As the rate of descent in dry bulk freight rates decreases, some much needed stability has penetrated the spot market, and in some cases even reverted the declines experienced in the last few days. We remain of the view that soon spot rates will turn higher, and the combination of a number of bullish factors will tighten the market again as we head into the final four months of the year.
Still, at the moment, the spot market is not ready for a significant rally. The recent drop in Capesize rates from the mid-30,000 down to the mid-teens in a matter of a few weeks, was a mini shock to market participants and a period of consolidation is needed to reestablish confidence.
Yet, the factors that pushed the market to recent highs are still there, and all that is needed is some increase on the demand side, i.e. higher shipments. Bloomberg today provides some additional color on the demand side, taking a broader view on the Chinese economy and what that might mean for dry bulk rates:
“…Another positive signal is the surge in the prices of Chinese building equities, as local-government stimulus measures kick in and the nation starts rebuilding after devastating floods. China’s CSI 300 Materials Index gained 20% over the past month, compared with a 10% advance for the CSI 300.”
Yet, in an idiosyncratic market like dry bulk, one should look a bit deeper than just the macro picture.
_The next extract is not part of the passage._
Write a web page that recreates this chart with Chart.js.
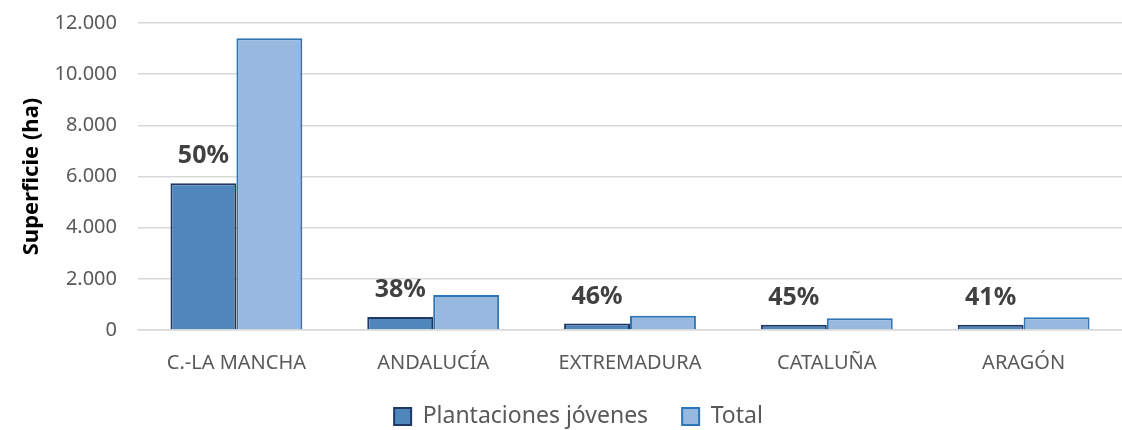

Take for instance congestion. As Braemar mentioned last week, congestion is at record levels, reflecting surging iron ore arrivals, COVID-19 related crewing delays, as well as vessels queuing for quotas in the instances of coal cargoes. The chart below shows such a development, which is still aiding the supply side of the dry bulk market.
Another factor that affected spot rates early in July, there was the significant disconnect between the Atlantic spot rates and the Pacific spot rates (the chart below show the 5-year average net difference between the two vs 2020), that has now more or less corrected. Over short periods of time, the two markets can divert as positional tightness is causing such dislocations. However, as owners reposition their vessels to take advantage of the higher freight rates, such dislocations tend to correct. Usually, at relatively high rates, the correction tends to penalize the tighter market and, as we have seen, the Pacific market that led the recent rally also experienced the most dramatic drop late last week.
Atlantic Spot Rates minus Pacific Spot Rates
Finally, summer is usually a slow period for the financial markets and dry bulk is no exception. However as we enter August, time and again the instincts of freight traders come back into action, and with September stems on the horizon, more activity has historically translated to higher rates. Will this time be any different?